I would inevitably shoot my own feet, maim my teammates, and not be able to move. Seriously, the boys would shout, BOX, BOX, A, X or whatever. It didn’t matter. I have absolutely no controller-brain coordination. I would try. I would fail. We would laugh.

Over time, I watched the games change. First it was watching them play football in the rain–maybe the year Brett Farve was on the cover of Madden. The shadows of the players, the jerseys worn by the crowds, the options for play became more sophisticated.

Then there were the killing games. They became more realistic, too. It was stunning, and awful. But another thing happened. Some of the killing games had characters who had to make challenging decisions. The first-person missions became more morally complex.

I grew to like some of the characters. Some of them a lot. I cared about their success. In some games, there were real storylines. Characters had different personalities. You could do more than upgrade your weapon or change your armor. You could even reveal a different story if you played as a different cast member. I would check in to see not just how the game progressed, but what happened, what decisions were made and what were the consequences.

I went from the parent who railed against the violence and stupidity of GTA, to a binge-watching regular, like watching The Sopranos through a kaleidoscope where I get to spin the colored glass and view a new, crooked, yet beautiful, version. A good game is art–there is plot, conflict and denouement. A world is created. There are heroes, villains and anti-heroes. The gamer makes decisions that impact not only the gameplay, but the outcome of the tale.
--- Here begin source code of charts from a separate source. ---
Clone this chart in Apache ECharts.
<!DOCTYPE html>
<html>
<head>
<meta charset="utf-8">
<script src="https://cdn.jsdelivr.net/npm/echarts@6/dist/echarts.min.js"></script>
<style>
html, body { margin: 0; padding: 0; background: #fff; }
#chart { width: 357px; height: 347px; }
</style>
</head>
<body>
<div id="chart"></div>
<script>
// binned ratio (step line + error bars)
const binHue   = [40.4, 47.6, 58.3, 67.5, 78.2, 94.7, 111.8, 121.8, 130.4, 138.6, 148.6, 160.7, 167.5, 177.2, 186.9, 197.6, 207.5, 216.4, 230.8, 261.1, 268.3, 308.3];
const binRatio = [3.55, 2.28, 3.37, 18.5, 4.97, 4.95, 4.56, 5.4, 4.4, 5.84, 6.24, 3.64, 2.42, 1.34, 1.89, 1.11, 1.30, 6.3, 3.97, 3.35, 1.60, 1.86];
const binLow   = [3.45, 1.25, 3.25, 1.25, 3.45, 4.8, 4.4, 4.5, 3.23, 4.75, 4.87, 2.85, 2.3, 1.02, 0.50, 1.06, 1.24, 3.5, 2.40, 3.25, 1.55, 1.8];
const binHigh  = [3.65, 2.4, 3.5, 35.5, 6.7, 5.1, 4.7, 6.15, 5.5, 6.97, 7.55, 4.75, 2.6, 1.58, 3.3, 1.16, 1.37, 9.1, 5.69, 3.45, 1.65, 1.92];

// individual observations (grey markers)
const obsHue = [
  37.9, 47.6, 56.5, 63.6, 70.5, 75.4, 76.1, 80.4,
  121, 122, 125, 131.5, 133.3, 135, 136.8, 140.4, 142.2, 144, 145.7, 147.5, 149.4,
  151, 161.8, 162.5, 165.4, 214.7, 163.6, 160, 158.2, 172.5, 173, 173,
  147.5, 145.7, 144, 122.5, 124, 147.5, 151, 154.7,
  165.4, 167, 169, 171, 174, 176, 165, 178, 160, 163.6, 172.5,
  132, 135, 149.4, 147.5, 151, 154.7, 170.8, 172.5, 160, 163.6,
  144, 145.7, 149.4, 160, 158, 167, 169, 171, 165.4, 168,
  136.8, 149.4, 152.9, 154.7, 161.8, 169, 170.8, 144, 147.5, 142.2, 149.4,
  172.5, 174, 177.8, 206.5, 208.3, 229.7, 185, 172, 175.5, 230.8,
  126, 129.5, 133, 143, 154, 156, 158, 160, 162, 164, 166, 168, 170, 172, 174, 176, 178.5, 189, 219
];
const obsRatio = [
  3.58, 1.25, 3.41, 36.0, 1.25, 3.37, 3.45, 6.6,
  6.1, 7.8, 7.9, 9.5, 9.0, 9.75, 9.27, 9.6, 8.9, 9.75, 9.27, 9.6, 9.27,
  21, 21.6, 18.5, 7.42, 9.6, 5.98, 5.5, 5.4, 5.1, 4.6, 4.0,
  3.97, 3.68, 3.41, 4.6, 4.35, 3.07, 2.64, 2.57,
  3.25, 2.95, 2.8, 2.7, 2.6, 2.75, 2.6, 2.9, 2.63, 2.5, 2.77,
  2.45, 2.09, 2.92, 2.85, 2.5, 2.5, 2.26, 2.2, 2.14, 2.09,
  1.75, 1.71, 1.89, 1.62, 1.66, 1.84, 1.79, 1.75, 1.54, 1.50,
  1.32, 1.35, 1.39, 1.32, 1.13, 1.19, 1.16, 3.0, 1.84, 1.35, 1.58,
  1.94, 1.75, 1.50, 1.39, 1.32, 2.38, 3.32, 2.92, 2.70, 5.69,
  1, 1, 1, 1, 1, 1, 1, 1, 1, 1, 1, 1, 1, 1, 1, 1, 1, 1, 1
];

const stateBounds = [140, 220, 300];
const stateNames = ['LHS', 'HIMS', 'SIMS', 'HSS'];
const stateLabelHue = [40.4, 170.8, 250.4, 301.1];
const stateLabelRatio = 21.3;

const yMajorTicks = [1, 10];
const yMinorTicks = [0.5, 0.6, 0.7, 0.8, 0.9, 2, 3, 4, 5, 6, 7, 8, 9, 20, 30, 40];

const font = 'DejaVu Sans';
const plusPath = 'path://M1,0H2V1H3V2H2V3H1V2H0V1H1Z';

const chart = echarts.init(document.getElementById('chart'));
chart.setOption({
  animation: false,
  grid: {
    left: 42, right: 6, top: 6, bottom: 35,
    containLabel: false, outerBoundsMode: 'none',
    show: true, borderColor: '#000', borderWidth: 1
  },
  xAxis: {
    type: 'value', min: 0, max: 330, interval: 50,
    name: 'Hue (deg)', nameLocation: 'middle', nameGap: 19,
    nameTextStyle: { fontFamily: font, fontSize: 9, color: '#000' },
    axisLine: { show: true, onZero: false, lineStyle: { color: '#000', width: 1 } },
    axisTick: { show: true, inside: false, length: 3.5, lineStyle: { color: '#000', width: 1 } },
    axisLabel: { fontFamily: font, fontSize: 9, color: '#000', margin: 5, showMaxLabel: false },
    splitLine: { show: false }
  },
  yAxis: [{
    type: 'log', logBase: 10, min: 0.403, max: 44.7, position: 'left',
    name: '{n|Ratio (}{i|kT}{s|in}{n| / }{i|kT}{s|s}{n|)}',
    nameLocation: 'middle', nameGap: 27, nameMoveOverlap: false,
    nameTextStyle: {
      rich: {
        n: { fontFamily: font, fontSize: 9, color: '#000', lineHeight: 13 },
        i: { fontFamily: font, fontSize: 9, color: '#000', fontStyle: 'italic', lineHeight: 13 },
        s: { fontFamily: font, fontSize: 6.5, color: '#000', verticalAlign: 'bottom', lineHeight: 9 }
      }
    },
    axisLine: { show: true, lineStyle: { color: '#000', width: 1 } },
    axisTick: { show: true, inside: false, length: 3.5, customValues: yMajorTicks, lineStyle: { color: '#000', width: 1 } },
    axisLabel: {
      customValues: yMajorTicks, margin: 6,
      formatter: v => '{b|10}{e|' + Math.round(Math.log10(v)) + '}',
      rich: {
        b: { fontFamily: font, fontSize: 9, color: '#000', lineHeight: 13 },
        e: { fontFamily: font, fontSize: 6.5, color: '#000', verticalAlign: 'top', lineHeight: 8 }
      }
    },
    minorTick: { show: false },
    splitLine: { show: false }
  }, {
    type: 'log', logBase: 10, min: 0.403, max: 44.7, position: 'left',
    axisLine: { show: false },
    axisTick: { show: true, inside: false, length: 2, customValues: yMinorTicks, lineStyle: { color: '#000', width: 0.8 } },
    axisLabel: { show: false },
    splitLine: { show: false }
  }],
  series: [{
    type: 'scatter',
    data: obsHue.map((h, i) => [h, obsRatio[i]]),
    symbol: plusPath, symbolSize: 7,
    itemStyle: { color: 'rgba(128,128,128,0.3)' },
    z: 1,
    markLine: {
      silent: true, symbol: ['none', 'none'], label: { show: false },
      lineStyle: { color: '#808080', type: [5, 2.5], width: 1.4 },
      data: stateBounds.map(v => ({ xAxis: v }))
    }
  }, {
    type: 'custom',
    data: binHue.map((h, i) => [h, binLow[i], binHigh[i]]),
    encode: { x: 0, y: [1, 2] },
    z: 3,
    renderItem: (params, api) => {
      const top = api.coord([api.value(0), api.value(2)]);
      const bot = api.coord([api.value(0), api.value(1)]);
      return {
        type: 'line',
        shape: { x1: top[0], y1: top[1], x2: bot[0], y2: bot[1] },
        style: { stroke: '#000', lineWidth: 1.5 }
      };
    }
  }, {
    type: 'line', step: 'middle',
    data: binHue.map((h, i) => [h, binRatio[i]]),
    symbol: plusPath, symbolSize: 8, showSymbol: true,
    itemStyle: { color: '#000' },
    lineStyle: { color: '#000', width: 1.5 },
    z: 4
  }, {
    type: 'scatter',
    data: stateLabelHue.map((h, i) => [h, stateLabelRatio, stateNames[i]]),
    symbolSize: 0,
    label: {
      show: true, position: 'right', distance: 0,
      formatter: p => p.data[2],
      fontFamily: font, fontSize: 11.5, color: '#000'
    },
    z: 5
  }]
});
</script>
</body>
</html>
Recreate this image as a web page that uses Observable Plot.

As the boys play, I watch the games like a movie. They sometimes ask me which weapon to use or if they should buy more health or more cunning. I share my uninformed opinion, sometimes after asking questions about the options. I sometimes share my opinion about their decisions–like to not be mean. They usually acquiesce or explain why they need to be mean at that moment. They know that I’ll refuse to take the unfathomable controller into my clumsy hands, so they don’t pass that on. I sit with them to be with them, to watch the show and just to be friendly.